◆ Collected material ◆
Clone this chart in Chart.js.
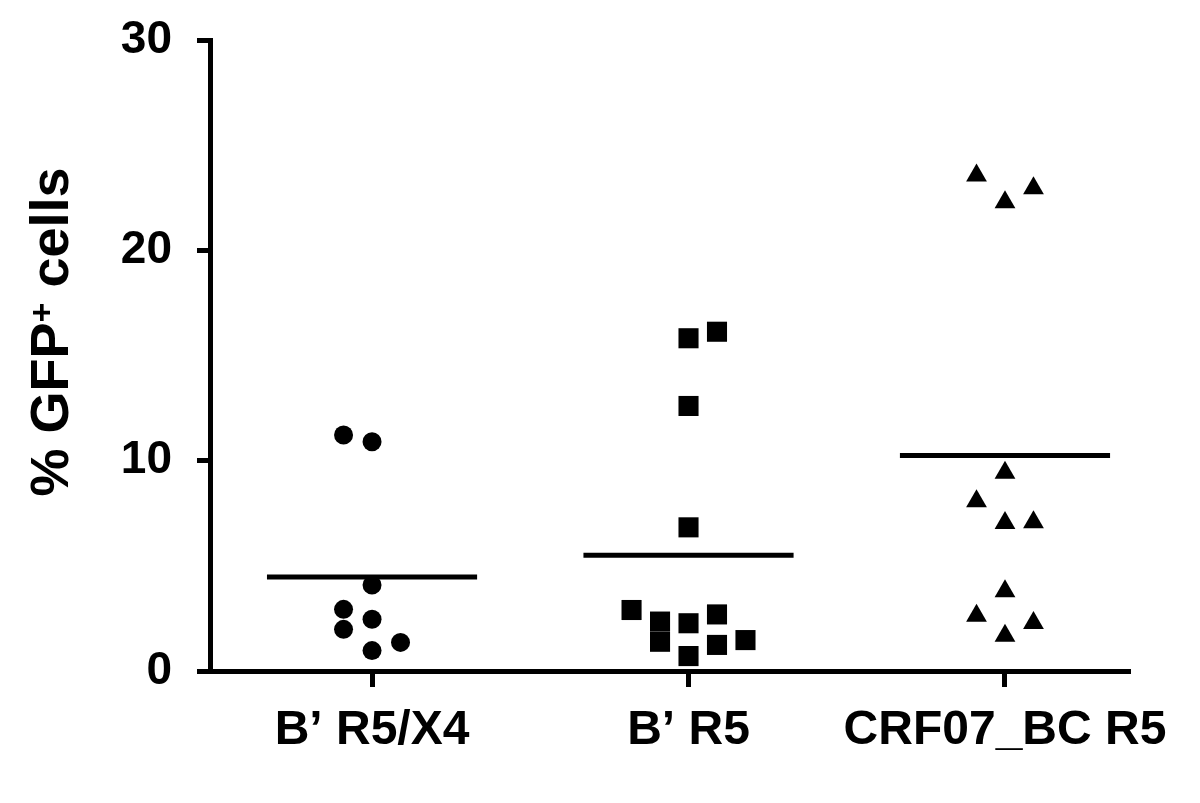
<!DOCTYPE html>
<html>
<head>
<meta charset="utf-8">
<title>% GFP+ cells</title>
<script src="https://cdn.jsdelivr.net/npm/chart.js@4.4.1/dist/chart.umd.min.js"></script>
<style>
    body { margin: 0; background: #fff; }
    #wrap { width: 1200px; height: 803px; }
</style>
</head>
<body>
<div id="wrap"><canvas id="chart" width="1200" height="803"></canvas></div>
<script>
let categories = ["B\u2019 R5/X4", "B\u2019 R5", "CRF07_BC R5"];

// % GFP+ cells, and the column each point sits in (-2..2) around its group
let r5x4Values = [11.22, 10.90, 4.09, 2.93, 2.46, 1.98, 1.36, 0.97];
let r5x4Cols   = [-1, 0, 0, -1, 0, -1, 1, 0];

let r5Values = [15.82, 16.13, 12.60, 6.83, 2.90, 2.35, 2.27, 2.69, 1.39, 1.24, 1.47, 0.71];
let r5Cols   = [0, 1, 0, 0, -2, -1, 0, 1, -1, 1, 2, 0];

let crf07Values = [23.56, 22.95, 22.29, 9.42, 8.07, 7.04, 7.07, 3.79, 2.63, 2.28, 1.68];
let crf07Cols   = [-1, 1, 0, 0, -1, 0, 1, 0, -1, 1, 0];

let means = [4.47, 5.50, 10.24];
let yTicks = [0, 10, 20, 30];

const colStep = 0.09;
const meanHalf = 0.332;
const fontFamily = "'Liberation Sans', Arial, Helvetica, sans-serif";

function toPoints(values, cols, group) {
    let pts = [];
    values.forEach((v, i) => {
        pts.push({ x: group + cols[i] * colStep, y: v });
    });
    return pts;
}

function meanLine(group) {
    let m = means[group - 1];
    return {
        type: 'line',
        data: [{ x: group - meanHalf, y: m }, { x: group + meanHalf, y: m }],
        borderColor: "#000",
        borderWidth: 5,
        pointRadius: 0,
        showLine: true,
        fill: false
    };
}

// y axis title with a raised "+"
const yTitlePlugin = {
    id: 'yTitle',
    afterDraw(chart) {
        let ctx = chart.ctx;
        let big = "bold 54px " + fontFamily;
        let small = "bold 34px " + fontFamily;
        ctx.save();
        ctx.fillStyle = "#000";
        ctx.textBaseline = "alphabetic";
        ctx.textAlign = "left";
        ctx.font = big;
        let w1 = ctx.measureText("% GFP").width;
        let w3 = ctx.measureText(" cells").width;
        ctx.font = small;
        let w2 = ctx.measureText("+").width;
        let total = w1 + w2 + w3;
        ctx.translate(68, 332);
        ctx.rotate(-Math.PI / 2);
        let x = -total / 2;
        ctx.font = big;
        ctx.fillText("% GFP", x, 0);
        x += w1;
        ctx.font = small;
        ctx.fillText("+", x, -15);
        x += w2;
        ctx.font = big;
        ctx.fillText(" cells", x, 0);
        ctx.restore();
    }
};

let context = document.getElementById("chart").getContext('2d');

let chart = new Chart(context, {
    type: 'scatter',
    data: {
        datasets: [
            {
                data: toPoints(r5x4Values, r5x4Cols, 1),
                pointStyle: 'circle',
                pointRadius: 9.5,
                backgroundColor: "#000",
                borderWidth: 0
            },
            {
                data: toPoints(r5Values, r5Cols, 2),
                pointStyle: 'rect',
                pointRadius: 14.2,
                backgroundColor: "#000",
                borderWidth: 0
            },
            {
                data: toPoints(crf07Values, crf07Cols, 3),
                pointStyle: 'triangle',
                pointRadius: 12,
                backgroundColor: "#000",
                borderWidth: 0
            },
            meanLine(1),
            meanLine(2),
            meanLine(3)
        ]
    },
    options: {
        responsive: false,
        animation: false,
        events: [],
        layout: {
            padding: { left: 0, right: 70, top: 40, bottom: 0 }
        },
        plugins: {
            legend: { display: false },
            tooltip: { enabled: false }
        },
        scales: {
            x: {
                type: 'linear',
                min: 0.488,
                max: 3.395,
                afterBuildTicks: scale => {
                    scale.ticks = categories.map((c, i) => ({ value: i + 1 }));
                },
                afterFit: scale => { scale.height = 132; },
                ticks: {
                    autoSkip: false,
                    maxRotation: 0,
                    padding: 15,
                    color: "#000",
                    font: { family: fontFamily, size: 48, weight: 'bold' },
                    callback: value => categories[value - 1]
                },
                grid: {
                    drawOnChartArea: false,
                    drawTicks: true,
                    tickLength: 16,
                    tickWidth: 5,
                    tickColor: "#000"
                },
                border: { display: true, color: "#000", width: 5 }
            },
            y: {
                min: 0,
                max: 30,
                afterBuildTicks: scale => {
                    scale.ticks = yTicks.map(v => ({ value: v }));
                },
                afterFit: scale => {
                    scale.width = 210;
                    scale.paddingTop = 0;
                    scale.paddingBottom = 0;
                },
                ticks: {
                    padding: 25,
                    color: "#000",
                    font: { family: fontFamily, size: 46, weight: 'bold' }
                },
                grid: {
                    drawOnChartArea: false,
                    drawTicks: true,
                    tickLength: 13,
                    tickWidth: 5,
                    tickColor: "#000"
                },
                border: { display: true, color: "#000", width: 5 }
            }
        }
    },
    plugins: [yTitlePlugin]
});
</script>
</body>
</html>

◆ What to produce ◆
Would you return the data exactly as written, without the pictures?

◆ Task response ◆
Clone this chart in Chart.js.
<!DOCTYPE html>
<html>
<head>
<meta charset="utf-8">
<title>% GFP+ cells</title>
<script src="https://cdn.jsdelivr.net/npm/chart.js@4.4.1/dist/chart.umd.min.js"></script>
<style>
    body { margin: 0; background: #fff; }
    #wrap { width: 1200px; height: 803px; }
</style>
</head>
<body>
<div id="wrap"><canvas id="chart" width="1200" height="803"></canvas></div>
<script>
let categories = ["B\u2019 R5/X4", "B\u2019 R5", "CRF07_BC R5"];

// % GFP+ cells, and the column each point sits in (-2..2) around its group
let r5x4Values = [11.22, 10.90, 4.09, 2.93, 2.46, 1.98, 1.36, 0.97];
let r5x4Cols   = [-1, 0, 0, -1, 0, -1, 1, 0];

let r5Values = [15.82, 16.13, 12.60, 6.83, 2.90, 2.35, 2.27, 2.69, 1.39, 1.24, 1.47, 0.71];
let r5Cols   = [0, 1, 0, 0, -2, -1, 0, 1, -1, 1, 2, 0];

let crf07Values = [23.56, 22.95, 22.29, 9.42, 8.07, 7.04, 7.07, 3.79, 2.63, 2.28, 1.68];
let crf07Cols   = [-1, 1, 0, 0, -1, 0, 1, 0, -1, 1, 0];

let means = [4.47, 5.50, 10.24];
let yTicks = [0, 10, 20, 30];

const colStep = 0.09;
const meanHalf = 0.332;
const fontFamily = "'Liberation Sans', Arial, Helvetica, sans-serif";

function toPoints(values, cols, group) {
    let pts = [];
    values.forEach((v, i) => {
        pts.push({ x: group + cols[i] * colStep, y: v });
    });
    return pts;
}

function meanLine(group) {
    let m = means[group - 1];
    return {
        type: 'line',
        data: [{ x: group - meanHalf, y: m }, { x: group + meanHalf, y: m }],
        borderColor: "#000",
        borderWidth: 5,
        pointRadius: 0,
        showLine: true,
        fill: false
    };
}

// y axis title with a raised "+"
const yTitlePlugin = {
    id: 'yTitle',
    afterDraw(chart) {
        let ctx = chart.ctx;
        let big = "bold 54px " + fontFamily;
        let small = "bold 34px " + fontFamily;
        ctx.save();
        ctx.fillStyle = "#000";
        ctx.textBaseline = "alphabetic";
        ctx.textAlign = "left";
        ctx.font = big;
        let w1 = ctx.measureText("% GFP").width;
        let w3 = ctx.measureText(" cells").width;
        ctx.font = small;
        let w2 = ctx.measureText("+").width;
        let total = w1 + w2 + w3;
        ctx.translate(68, 332);
        ctx.rotate(-Math.PI / 2);
        let x = -total / 2;
        ctx.font = big;
        ctx.fillText("% GFP", x, 0);
        x += w1;
        ctx.font = small;
        ctx.fillText("+", x, -15);
        x += w2;
        ctx.font = big;
        ctx.fillText(" cells", x, 0);
        ctx.restore();
    }
};

let context = document.getElementById("chart").getContext('2d');

let chart = new Chart(context, {
    type: 'scatter',
    data: {
        datasets: [
            {
                data: toPoints(r5x4Values, r5x4Cols, 1),
                pointStyle: 'circle',
                pointRadius: 9.5,
                backgroundColor: "#000",
                borderWidth: 0
            },
            {
                data: toPoints(r5Values, r5Cols, 2),
                pointStyle: 'rect',
                pointRadius: 14.2,
                backgroundColor: "#000",
                borderWidth: 0
            },
            {
                data: toPoints(crf07Values, crf07Cols, 3),
                pointStyle: 'triangle',
                pointRadius: 12,
                backgroundColor: "#000",
                borderWidth: 0
            },
            meanLine(1),
            meanLine(2),
            meanLine(3)
        ]
    },
    options: {
        responsive: false,
        animation: false,
        events: [],
        layout: {
            padding: { left: 0, right: 70, top: 40, bottom: 0 }
        },
        plugins: {
            legend: { display: false },
            tooltip: { enabled: false }
        },
        scales: {
            x: {
                type: 'linear',
                min: 0.488,
                max: 3.395,
                afterBuildTicks: scale => {
                    scale.ticks = categories.map((c, i) => ({ value: i + 1 }));
                },
                afterFit: scale => { scale.height = 132; },
                ticks: {
                    autoSkip: false,
                    maxRotation: 0,
                    padding: 15,
                    color: "#000",
                    font: { family: fontFamily, size: 48, weight: 'bold' },
                    callback: value => categories[value - 1]
                },
                grid: {
                    drawOnChartArea: false,
                    drawTicks: true,
                    tickLength: 16,
                    tickWidth: 5,
                    tickColor: "#000"
                },
                border: { display: true, color: "#000", width: 5 }
            },
            y: {
                min: 0,
                max: 30,
                afterBuildTicks: scale => {
                    scale.ticks = yTicks.map(v => ({ value: v }));
                },
                afterFit: scale => {
                    scale.width = 210;
                    scale.paddingTop = 0;
                    scale.paddingBottom = 0;
                },
                ticks: {
                    padding: 25,
                    color: "#000",
                    font: { family: fontFamily, size: 46, weight: 'bold' }
                },
                grid: {
                    drawOnChartArea: false,
                    drawTicks: true,
                    tickLength: 13,
                    tickWidth: 5,
                    tickColor: "#000"
                },
                border: { display: true, color: "#000", width: 5 }
            }
        }
    },
    plugins: [yTitlePlugin]
});
</script>
</body>
</html>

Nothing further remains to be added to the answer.